The computer system also includes a communication interface coupled to bus. The communication interface (320) provides a two-way data communication coupling to a network link (322) that may be connected to, for example, a local network (324). For example, the communication interface (320) may be a network interface card to attach to any packet switched local area network (LAN). As another example, the communication interface (320) may be an asymmetrical digital subscriber line (ADSL) card, an integrated services digital network (ISDN) card or a modem to provide a data communication connection to a corresponding type of telephone line. Wireless links may also be implemented via the communication interface (320). In any such implementation, the communication interface (320) sends and receives electrical, electromagnetic or optical signals that carry digital data streams representing various types of information.

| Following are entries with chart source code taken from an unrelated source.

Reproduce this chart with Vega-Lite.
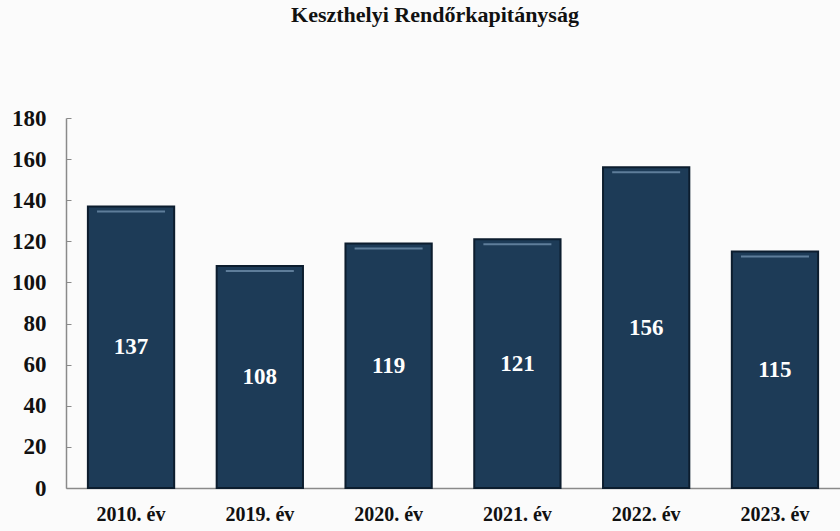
{
  "$schema": "https://vega.github.io/schema/vega-lite/v6.json",
  "autosize": "none",
  "width": 774,
  "height": 370,
  "padding": {"left": 66, "top": 118, "right": 0, "bottom": 43},
  "background": "#fbfbfb",
  "title": {
    "text": "Keszthelyi Rendőrkapitányság",
    "font": "Liberation Serif",
    "fontSize": 22,
    "fontWeight": "bold",
    "color": "#111111",
    "anchor": "middle",
    "dx": -18,
    "offset": 80
  },
  "config": {"view": {"stroke": null}},
  "data": {
    "values": [
      {"ev": "2010. év", "db": 137},
      {"ev": "2019. év", "db": 108},
      {"ev": "2020. év", "db": 119},
      {"ev": "2021. év", "db": 121},
      {"ev": "2022. év", "db": 156},
      {"ev": "2023. év", "db": 115}
    ]
  },
  "transform": [{"calculate": "datum.db / 2", "as": "mid"}],
  "encoding": {
    "x": {
      "field": "ev",
      "type": "nominal",
      "sort": null,
      "scale": {"paddingInner": 0.33, "paddingOuter": 0.17},
      "axis": {
        "title": null,
        "labelAngle": 0,
        "labelFont": "Liberation Serif",
        "labelFontSize": 20,
        "labelFontWeight": "bold",
        "labelColor": "#111111",
        "labelPadding": 16,
        "ticks": false,
        "domainColor": "#8a8a8a",
        "domainWidth": 1.5
      }
    }
  },
  "layer": [
    {
      "mark": {"type": "bar", "color": "#1d3b57", "stroke": "#0c1d2e", "strokeWidth": 2},
      "encoding": {
        "y": {
          "field": "db",
          "type": "quantitative",
          "scale": {"domain": [0, 180]},
          "axis": {
            "title": null,
            "values": [0, 20, 40, 60, 80, 100, 120, 140, 160, 180],
            "grid": false,
            "labelFont": "Liberation Serif",
            "labelFontSize": 23,
            "labelFontWeight": "bold",
            "labelColor": "#111111",
            "labelPadding": 25,
            "tickSize": -5,
            "tickColor": "#8a8a8a",
            "domainColor": "#8a8a8a",
            "domainWidth": 1.5
          }
        }
      }
    },
    {
      "mark": {"type": "tick", "color": "#6f8eab", "thickness": 2, "size": 68, "yOffset": 5, "opacity": 0.8},
      "encoding": {
        "y": {"field": "db", "type": "quantitative"}
      }
    },
    {
      "mark": {
        "type": "text",
        "color": "white",
        "font": "Liberation Serif",
        "fontSize": 23,
        "fontWeight": "bold",
        "baseline": "middle"
      },
      "encoding": {
        "y": {"field": "mid", "type": "quantitative"},
        "text": {"field": "db", "type": "quantitative"}
      }
    }
  ]
}
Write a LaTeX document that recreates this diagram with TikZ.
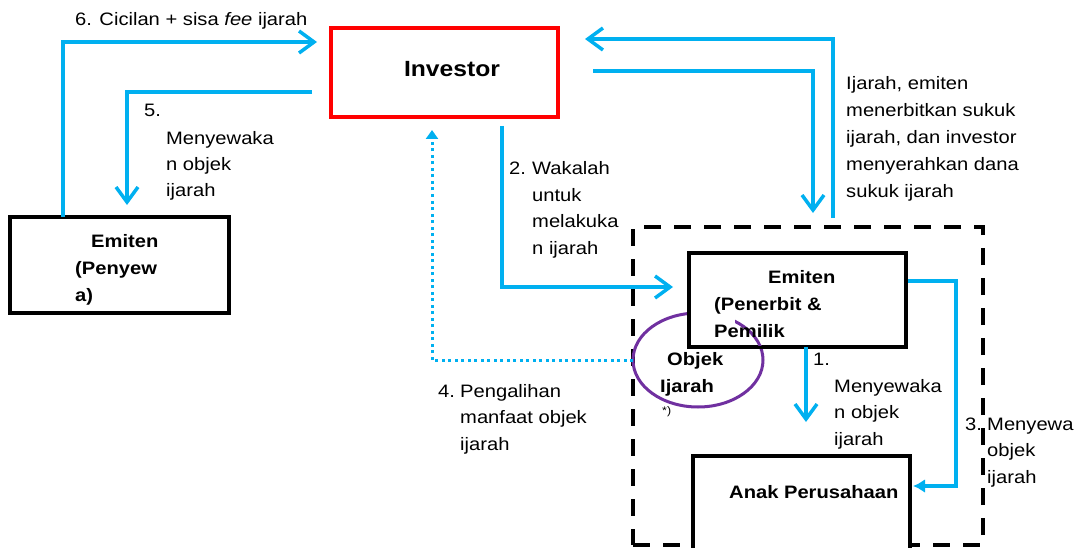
\documentclass[tikz,border=0pt]{standalone}
\usepackage{fontspec}
\setmainfont{Liberation Sans}[FakeStretch=1.12]
\usetikzlibrary{arrows.meta,calc,shapes.geometric}
\definecolor{flowblue}{HTML}{00B0F0}
\definecolor{objpurple}{HTML}{7030A0}
\begin{document}
\begin{tikzpicture}[x=1pt,y=-1pt,
  flow/.style={draw=flowblue,line width=3.5pt,-{Straight Barb[length=15pt,width=22pt]}},
  flowsmall/.style={draw=flowblue,line width=3.5pt,-{Latex[length=12pt,width=14pt]}},
  transfer/.style={draw=flowblue,line width=3pt,dash pattern=on 3pt off 3.5pt,-{Triangle[length=9pt,width=12pt]}},
  party/.style={draw,line width=4pt,fill=white,inner sep=0pt,outer sep=0pt},
  group/.style={draw,line width=4pt,dash pattern=on 17pt off 13pt,inner sep=0pt,outer sep=0pt},
  lbl/.style={anchor=base west,inner sep=0pt,font=\fontsize{18}{26.5}\selectfont},
  blbl/.style={lbl,font=\fontsize{18}{27}\selectfont\bfseries}]
\useasboundingbox (0,0) rectangle (1078,548);
\clip (0,0) rectangle (1078,548);

% group of issuer and subsidiary
\node[group,minimum width=350pt,minimum height=318pt] (grp) at (808,386) {};

% object of the ijarah
\node[draw=objpurple,line width=3pt,ellipse,inner sep=0pt,outer sep=0pt,
      minimum width=130pt,minimum height=94pt] (obj) at (698,360) {};

% parties
\node[draw=red,line width=3.5pt,inner sep=0pt,outer sep=0pt,
      minimum width=227pt,minimum height=89pt] (inv) at (444.5,72.5) {};
\node[party,minimum width=219pt,minimum height=96pt] (pya) at (119.5,265) {};
\node[party,minimum width=217pt,minimum height=94pt] (pen) at (797.5,300) {};
\node[party,minimum width=217pt,minimum height=120pt] (anak) at (801.5,516) {};

% part of the ellipse that shows over the issuer box
\begin{scope}
  \clip (735,318) rectangle (775,345);
  \draw[objpurple,line width=3pt] (obj.center) ellipse [x radius=65,y radius=47];
\end{scope}

% connectors
\draw[flow] ($(pya.north)+(-56.5,0)$) |- ($(inv.west)+(-14,-30.5)$);
\draw[flow] ($(inv.west)+(-19,19.5)$) -| ($(pya.north)+(7.5,-12)$);
\draw[flow] ($(grp.north)+(25,-9)$) |- ($(inv.east)+(27,-33.5)$);
\draw[flow] ($(inv.east)+(35,-1.5)$) -| ($(grp.north)+(5,-14)$);
\draw[flow] ($(inv.south)+(57.5,9)$) |- ($(pen.west)+(-16,-13)$);
\draw[transfer] (obj.west) -| ($(inv.south)+(-12.5,13)$);
\draw[flow] ($(pen.south)+(8.5,0)$) -- ($(pen.south)+(8.5,75)$);
\draw[flowsmall] ($(pen.east)+(2,-19)$) -- ($(pen.east)+(50,-19)$) |- ($(anak.east)+(3,-30)$);

% box texts
\node[lbl,anchor=base,font=\fontsize{22}{26}\selectfont\bfseries] (tinv) at (452,77) {Investor};
\node[blbl] (tpya) at (75,247) {\begin{tabular}[t]{@{}l@{}}\hspace*{16pt}Emiten\\(Penyew\\a)\end{tabular}};
\node[blbl] (tpen) at (714,283) {\begin{tabular}[t]{@{}l@{}}\hspace*{54pt}Emiten\\(Penerbit \&\\Pemilik\end{tabular}};
\node[blbl] (tanak) at (729,498) {Anak Perusahaan};
\node[blbl] (tobj1) at (667,365) {Objek};
\node[blbl] (tobj2) at (660,392) {Ijarah};
\node[lbl,font=\fontsize{11}{13}\selectfont] (tobj3) at (662,414) {*)};

% connector labels
\node[lbl] (t6) at (75,26) {6. Cicilan + sisa \textit{fee} ijarah};
\node[lbl] (t5n) at (144,117) {5.};
\node[lbl,font=\fontsize{18}{26}\selectfont] (t5) at (166,145) {\begin{tabular}[t]{@{}l@{}}Menyewaka\\n objek\\ijarah\end{tabular}};
\node[lbl,font=\fontsize{18}{27}\selectfont] (tiss) at (846,90) {\begin{tabular}[t]{@{}l@{}}Ijarah, emiten\\menerbitkan sukuk\\ijarah, dan investor\\menyerahkan dana\\sukuk ijarah\end{tabular}};
\node[lbl] (t2n) at (509,175) {2.};
\node[lbl] (t2) at (532,175) {\begin{tabular}[t]{@{}l@{}}Wakalah\\untuk\\melakuka\\n ijarah\end{tabular}};
\node[lbl] (t4n) at (438,397) {4.};
\node[lbl] (t4) at (460,397) {\begin{tabular}[t]{@{}l@{}}Pengalihan\\manfaat objek\\ijarah\end{tabular}};
\node[lbl] (t1n) at (813,365) {1.};
\node[lbl] (t1) at (834,392) {\begin{tabular}[t]{@{}l@{}}Menyewaka\\n objek\\ijarah\end{tabular}};
\node[lbl] (t3n) at (965,430) {3.};
\node[lbl] (t3) at (987,430) {\begin{tabular}[t]{@{}l@{}}Menyewa\\objek\\ijarah\end{tabular}};
\end{tikzpicture}
\end{document}
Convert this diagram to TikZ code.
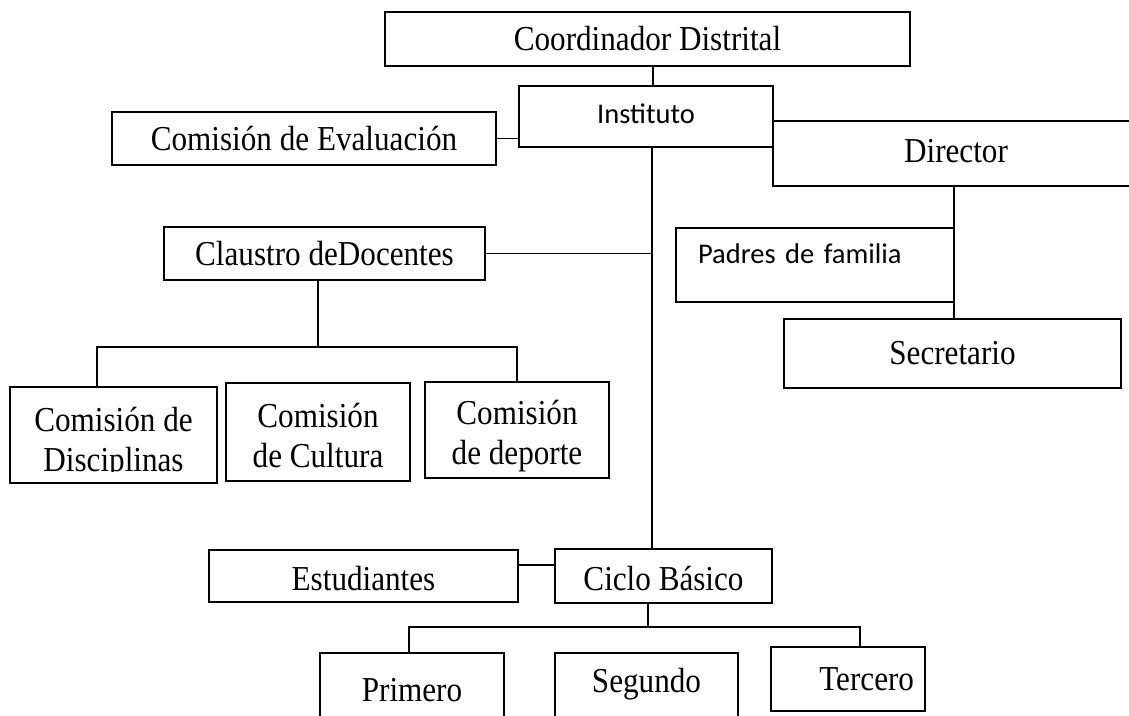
\documentclass[tikz,border=0pt]{standalone}
\usepackage{fontspec}
\setmainfont{Liberation Serif}[FakeStretch=0.89]
\newfontfamily\calfont{Carlito}
\begin{document}
\begin{tikzpicture}[x=1pt,y=1pt,
  tnr/.style={font=\fontsize{35}{40}\selectfont, align=center},
  box/.style={draw, line width=1.6pt, inner sep=0pt, tnr},
  sbox/.style={box, font=\calfont\fontsize{28.5}{34}\selectfont},
  link/.style={line width=1.2pt}]
\useasboundingbox (0,0) rectangle (1129,-715);
\clip (0,0) rectangle (1129,-715);

% boxes
\node[box, minimum width=525pt, minimum height=54pt] (coord) at (647.5,-39) {Coordinador Distrital};
\node[sbox, minimum width=254pt, minimum height=61pt, text height=20pt, text depth=7pt] (inst) at (646,-116.5) {Instituto};
\node[box, minimum width=384pt, minimum height=53pt] (eval) at (304,-138.5) {Comisión de Evaluación};
\node[box, minimum width=366pt, minimum height=65pt, text height=22pt, text depth=5pt] (dir) at (956,-153.5) {Director};
\node[box, minimum width=321pt, minimum height=53pt] (claus) at (324.5,-253.5) {Claustro deDocentes};
\node[sbox, minimum width=278pt, minimum height=74pt, inner xsep=22pt, text width=234pt, align=left, text height=20pt, text depth=24pt] (padres) at (815,-265) {Padres de familia};
\node[box, minimum width=337pt, minimum height=69pt] (secr) at (952.5,-353.5) {Secretario};
\node[box, minimum width=207pt, minimum height=96pt] (disc) at (113.5,-435) {};
\begin{scope}
  \clip (12,-380) rectangle (215,-471);
  \node[tnr, inner sep=0pt] (disctext) at (113.5,-443) {Comisión de\\Disciplinas};
\end{scope}
\node[box, minimum width=184pt, minimum height=98pt] (cult) at (318,-432) {};
\node[tnr, inner sep=0pt] (culttext) at (318,-435) {Comisión\\de Cultura};
\node[box, minimum width=184pt, minimum height=96pt] (dep) at (517,-430) {};
\node[tnr, inner sep=0pt] (deptext) at (517,-436) {Comisión\\de deporte};
\node[box, minimum width=309pt, minimum height=52pt, text height=28pt, text depth=0pt] (est) at (363.5,-576) {Estudiantes};
\node[box, minimum width=217pt, minimum height=54pt, text height=28pt, text depth=0pt] (ciclo) at (663.5,-576) {Ciclo Básico};
\node[box, minimum width=184pt, minimum height=74pt] (prim) at (412,-690) {Primero};
\node[box, minimum width=183pt, minimum height=74pt, text height=24pt, text depth=20pt] (seg) at (646.5,-690) {Segundo};
\node[box, minimum width=154pt, minimum height=64pt, inner xsep=11pt, text width=132pt, align=right] (terc) at (848,-679) {Tercero};

% connectors
\coordinate (t) at (653,0);
\coordinate (tr) at (652,0);
\coordinate (sx) at (954,0);
\draw[link] (coord.south -| t) -- (inst.north -| t);
\draw[link] (eval.east) -- (eval.east -| inst.west);
\draw[link] (inst.south -| tr) -- (ciclo.north -| tr);
\draw[link] (claus.east) -- (claus.east -| tr);
\draw[link] (dir.south -| sx) -- (secr.north -| sx);

\coordinate (cb) at (318,-347);
\coordinate (cl) at (97,-347);
\draw[link] (claus.south -| cb) -- (cb);
\draw[link] (disc.north -| cl) -- (cl) -- (cb -| dep.north) -- (dep.north);

\coordinate (eb) at (0,-565);
\draw[link] (est.east |- eb) -- (ciclo.west |- eb);

\coordinate (bb) at (648,-627);
\coordinate (bl) at (409,-627);
\coordinate (br) at (860,-627);
\draw[link] (ciclo.south -| bb) -- (bb);
\draw[link] (prim.north -| bl) -- (bl) -- (br) -- (terc.north -| br);
\end{tikzpicture}
\end{document}
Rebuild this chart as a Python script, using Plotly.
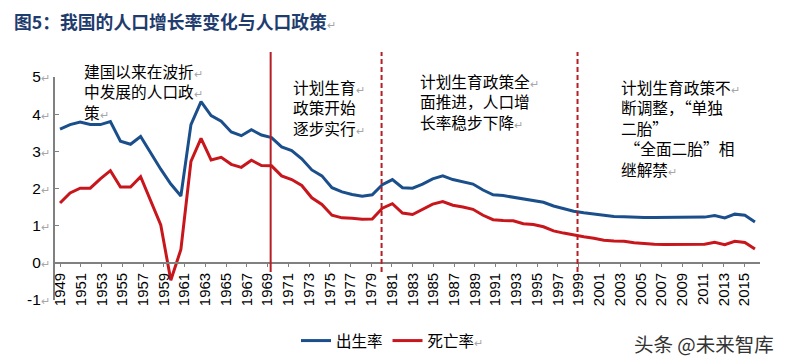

Network link (322) typically provides data communication through one or more networks to other data devices. For example, the network link may provide a connection to a computer (326) through local network (324) (e.g., a LAN) or through equipment operated by a service provider, which provides communication services through a communications network (328). In preferred embodiments, the local network and the communications network preferably use electrical, electromagnetic, or optical signals that carry digital data streams. The signals through the various networks and the signals on the network link and through the communication interface, which carry the digital data to and from the computer system, are exemplary forms of carrier waves transporting the information. The computer system can transmit notifications and receive data, including program code, through the network(s), the network link and the communication interface.
It should be understood, that the invention is not necessarily limited to the specific process, arrangement, materials and components shown and described above, but may be susceptible to numerous variations within the scope of the invention.